Zudem werde sie im kommenden Jahr eine Förderschule mit dem Schwerpunkt Sprache und Gehör, in welcher teilweise in Gebärden unterrichtet werde, besuchen.
Schließlich habe das Jugendamt den Eltern einen Gebärdensprachkurs unter der Voraussetzung bewilligt, dass dem Kind ein entsprechender Kurs gewährt werde.
Stadt lehnt Antrag auf Hausgebärdensprachkurs ab
Die Stadt Kassel lehnte den Antrag ab. Ein Förderkonzept aus einer intensiven logopädischen Behandlung mit Unterstützter Kommunikation, einer Kindergartenintegrationsmaßnahme sowie einer interdisziplinären Frühförderung verspreche mehr Erfolg. Das Erlernen der Gebärdensprache sei hingegen kontraproduktiv und überfordere das Kind.
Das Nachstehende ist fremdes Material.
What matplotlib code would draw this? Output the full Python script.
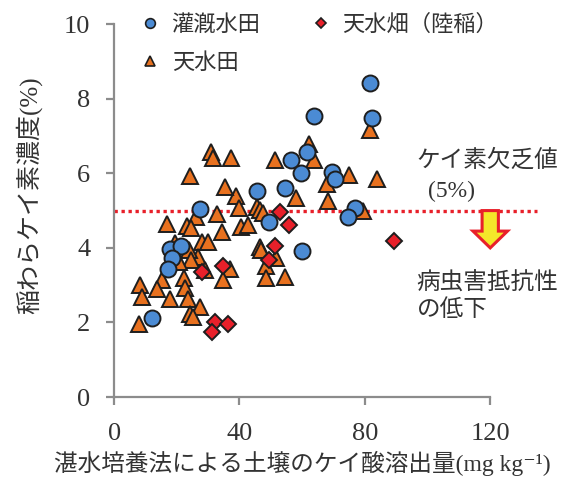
import numpy as np
import matplotlib.pyplot as plt
from matplotlib.lines import Line2D

# 灌漑水田
irr_x = [81.6, 82.3, 63.9, 61.4, 56.6, 59.5, 69.6, 70.6, 54.6, 45.5,
         77.0, 74.7, 49.3, 60.1, 27.4, 17.9, 21.4, 18.4, 17.3, 12.0]
irr_y = [8.43, 7.49, 7.53, 6.56, 6.35, 6.00, 6.04, 5.84, 5.61, 5.53,
         5.08, 4.83, 4.69, 3.91, 5.03, 3.96, 4.05, 3.72, 3.43, 2.13]

# 天水田
rain_x = [81.6, 62.3, 63.8, 51.3, 37.2, 75.0, 83.8, 68.0, 58.0, 68.3,
          38.8, 39.9, 79.3, 45.5, 46.5, 47.6, 40.5, 42.6, 46.5, 47.0,
          51.6, 30.9, 31.7, 24.2, 35.4, 32.8, 26.0, 34.3, 28.0, 29.9,
          26.9, 37.1, 48.4, 34.8, 48.5, 54.6, 29.0, 17.0, 23.2, 24.6,
          15.2, 22.4, 8.3, 8.8, 13.6, 22.6, 17.9, 23.5, 27.4, 24.2,
          25.3, 7.8, 19.4, 23.9, 24.6, 20.6]
rain_y = [7.16, 6.78, 6.35, 6.35, 6.40, 5.95, 5.86, 5.71, 5.35, 5.25,
          5.40, 5.08, 4.99, 5.10, 5.01, 4.94, 4.55, 4.61, 4.03, 3.94,
          3.72, 6.57, 6.40, 5.92, 5.64, 4.92, 4.84, 4.42, 4.16, 4.15,
          3.76, 3.44, 3.52, 3.14, 3.20, 3.23, 3.40, 4.65, 4.60, 4.54,
          3.14, 3.18, 3.00, 2.69, 2.90, 2.93, 2.63, 2.63, 2.42, 2.24,
          2.15, 1.97, 4.14, 3.94, 3.67, 3.63]

# 天水畑（陸稲）
upl_x = [52.9, 55.8, 51.3, 49.5, 89.3, 28.0, 34.8, 32.2, 36.4, 31.1]
upl_y = [4.97, 4.61, 4.05, 3.67, 4.18, 3.36, 3.51, 2.02, 1.96, 1.75]

threshold = 5.0
x_ticks = [0, 40, 80, 120]
y_ticks = [0, 2, 4, 6, 8, 10]

mixed = ['Liberation Serif', 'Noto Sans CJK JP', 'DejaVu Sans']
jp = ['Noto Sans CJK JP', 'DejaVu Sans']
txt = '#333333'
spine = '#8c8c8c'

fig = plt.figure(figsize=(5.85, 4.83), dpi=100)
ax = fig.add_axes([0.195, 0.178, 0.643, 0.772])

ax.plot(rain_x, rain_y, ls='none', marker='^', ms=11.5, mfc='#e8711f',
        mec='#1e1e1e', mew=1.4, label='天水田', zorder=3)
ax.plot(upl_x, upl_y, ls='none', marker='D', ms=8, mfc='#e8202a',
        mec='#1e1e1e', mew=1.4, label='天水畑（陸稲）', zorder=4)
ax.plot(irr_x, irr_y, ls='none', marker='o', ms=11.5, mfc='#4b8bd4',
        mec='#1e1e1e', mew=1.4, label='灌漑水田', zorder=5)

# ケイ素欠乏値のライン
ax.plot([0, 135], [threshold, threshold], color='#e8202a', lw=2.4,
        ls=(0, (1, 1.1)), clip_on=False, zorder=2)
ax.arrow(120, threshold, 0, -1.0, width=5.2, head_width=11, head_length=0.45,
         length_includes_head=True, fc='#f4e72a', ec='#e8202a', lw=2.2,
         clip_on=False, zorder=6)

ax.text(96.5, 6.35, 'ケイ素欠乏値', family=jp, fontsize=17, color=txt,
        va='center', ha='left')
ax.text(107.5, 5.5, '(5%)', family=mixed, fontsize=17, color=txt,
        va='center', ha='center')
ax.text(96.5, 3.05, '病虫害抵抗性', family=jp, fontsize=17, color=txt,
        va='center', ha='left')
ax.text(96.5, 2.35, 'の低下', family=jp, fontsize=17, color=txt,
        va='center', ha='left')

ax.set_xlim(0, 120)
ax.set_ylim(0, 10)
ax.set_xticks(x_ticks)
ax.set_yticks(y_ticks)
for s in ['top', 'right']:
    ax.spines[s].set_visible(False)
for s in ['left', 'bottom']:
    ax.spines[s].set_color(spine)
    ax.spines[s].set_linewidth(1.6)
ax.tick_params(direction='out', length=6, width=1.6, color=spine,
               labelcolor=txt, labelsize=19)
ax.tick_params(axis='x', pad=13)
ax.tick_params(axis='y', pad=11)
for lab in ax.get_xticklabels() + ax.get_yticklabels():
    lab.set_family(mixed)

ax.set_xlabel('湛水培養法による土壌のケイ酸溶出量(mg kg⁻¹)', family=mixed,
              fontsize=17, color=txt, labelpad=4)
ax.set_ylabel('稲わらケイ素濃度(%)', family=mixed, fontsize=18, color=txt,
              labelpad=10)
ax.yaxis.set_label_coords(-0.19, 0.54)

h = [Line2D([], [], ls='none', marker='o', ms=7, mfc='#4b8bd4', mec='#1e1e1e', mew=1.2),
     Line2D([], [], ls='none', marker='^', ms=7, mfc='#e8711f', mec='#1e1e1e', mew=1.2),
     Line2D([], [], ls='none', marker='D', ms=5.5, mfc='#e8202a', mec='#1e1e1e', mew=1.2)]
leg = ax.legend(h, ['灌漑水田', '天水田', '天水畑（陸稲）'], ncol=2,
                loc='upper left', bbox_to_anchor=(0.02, 1.085), frameon=False,
                prop={'family': jp, 'size': 16}, handlelength=0.8,
                handletextpad=0.55, columnspacing=2.3, labelspacing=0.7)
for t in leg.get_texts():
    t.set_color(txt)

fig.savefig('out.png', dpi=100)
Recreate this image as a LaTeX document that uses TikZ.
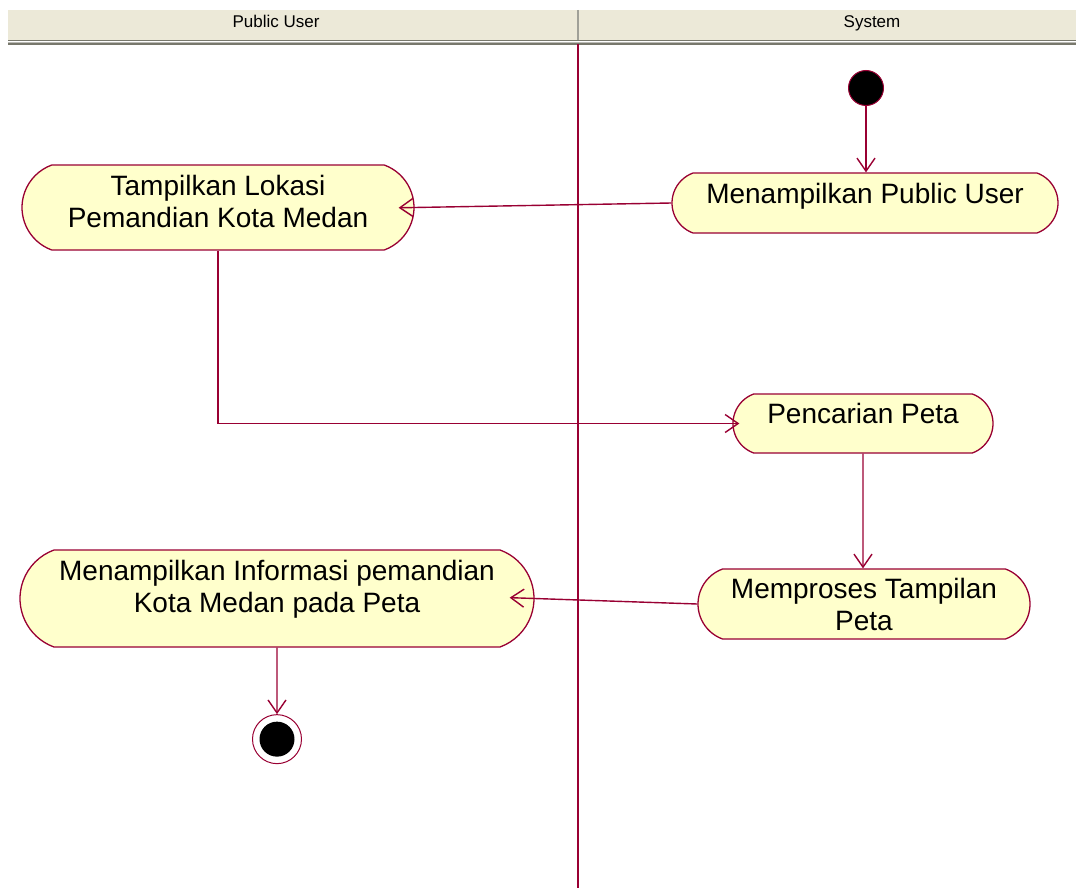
\documentclass[tikz,border=0pt]{standalone}
\usepackage{fontspec}
\setmainfont{Liberation Sans}
\usetikzlibrary{positioning,arrows.meta,shapes.misc}
\definecolor{umlred}{RGB}{153,0,51}
\definecolor{umlfill}{RGB}{255,255,204}
\definecolor{headfill}{RGB}{236,233,216}
\definecolor{headline}{RGB}{120,120,108}
\tikzset{
    every node/.style={font=\fontsize{28}{32}\selectfont},
    activity/.style={rounded rectangle, rounded rectangle arc length=140, draw=umlred, fill=umlfill,
                     line width=1.3pt, align=center, inner xsep=0pt, inner ysep=0pt},
    startdot/.style={circle, draw=umlred, fill=black, minimum size=35pt, inner sep=0pt, line width=1pt},
    enddot/.style={circle, draw=umlred, fill=white, minimum size=49pt, inner sep=0pt, line width=1pt,
                   path picture={\fill[black] (path picture bounding box.center) circle (17.5pt);}},
    lanehead/.style={font=\fontsize{17}{20}\selectfont, anchor=base},
    arrow/.style={-{Straight Barb[length=13pt,width=18pt]}, draw=umlred, line width=1.4pt},
}

\begin{document}
\begin{tikzpicture}[x=1pt,y=-1pt]
\useasboundingbox (0,0) rectangle (1076,888);

%=========================
% Swimlane header
%=========================
\fill[headfill] (8,10) rectangle (1076,40);
\draw[headline, line width=1.5pt] (8,40.5) -- (1076,40.5);
\draw[headline!50, line width=1pt] (8,42.5) -- (1076,42.5);
\draw[headline, line width=1.2pt] (8,44) -- (1076,44);
\draw[headline!70, line width=1.5pt] (578,10) -- (578,40);
\node[lanehead] (lane1) at (276,28) {Public User};
\node[lanehead] (lane2) at (872,28) {System};
\draw[umlred, line width=1.4pt] (578,44) -- (578,888);

% activities
\node[startdot] (start) at (866,88) {};
\node[activity, minimum width=386pt, minimum height=60pt, text height=21pt, text depth=21pt] (mpu) at (865,203) {Menampilkan Public User};
\node[activity, minimum width=392pt, minimum height=85pt, text height=53pt, text depth=14pt] (tlk) at (218,207.5) {Tampilkan Lokasi\\Pemandian Kota Medan};
\node[activity, minimum width=260pt, minimum height=59pt, text height=21pt, text depth=21pt] (cari) at (863,423.5) {Pencarian Peta};
\node[activity, minimum width=332pt, minimum height=70pt, text height=58pt, text depth=6pt] (proses) at (864,604) {Memproses Tampilan\\Peta};
\node[activity, minimum width=514pt, minimum height=97pt, text height=53pt, text depth=26pt] (info) at (277,598.5) {Menampilkan Informasi pemandian\\Kota Medan pada Peta};
\node[enddot, below=66.5pt of info] (finish) {};

% transitions
\draw[arrow] (start) -- (start |- mpu.north);
\draw[arrow, shorten >=-16pt] (mpu.west) -- (tlk.east);
\draw[arrow, shorten >=-7pt] (tlk.south) |- (cari.west);
\draw[arrow] (cari) -- (cari |- proses.north);
\draw[arrow, shorten >=-25pt] (proses.west) -- (info.east);
\draw[arrow] (info) -- (finish);

\end{tikzpicture}
\end{document}
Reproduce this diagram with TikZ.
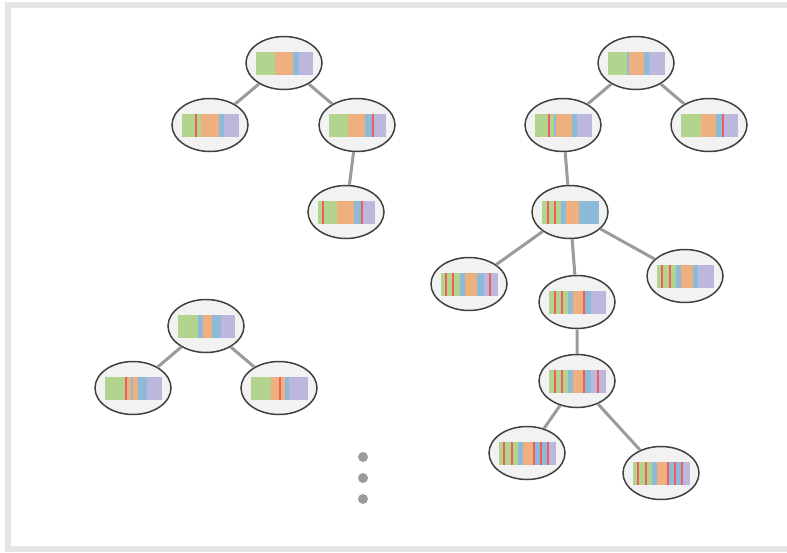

Da im Kindergarten die Lautsprache mit Unterstützter Kommunikation geübt werde, könne die Gebärdensprache zudem dort nicht genutzt werden.
Landessozialgericht verpflichtet Behörde zur vorläufigen Leistung
Im Wege der einstweiligen Anordnung verpflichtete das Landessozialgericht die Stadt Kassel vorläufig, einen Hausgebärdensprachkurs im Umfang von vier Förderstunden pro Woche als Eingliederungshilfe zu gewähren. Maßnahmen der Eingliederungshilfe sollten die Teilnahme am Leben in der Gemeinschaft ermöglichen oder erleichtern. Dabei sollten Kontakte auch zu nicht behinderten Menschen - und zwar nicht nur zu nahestehenden Personen wie Familienangehörigen - gefördert werden. Art und Maß der entsprechenden Aktivitäten seien abhängig von den individuellen Bedürfnissen. Ob ein Anspruch bestehe, richte sich deshalb nach den Gegebenheiten des Einzelfalls.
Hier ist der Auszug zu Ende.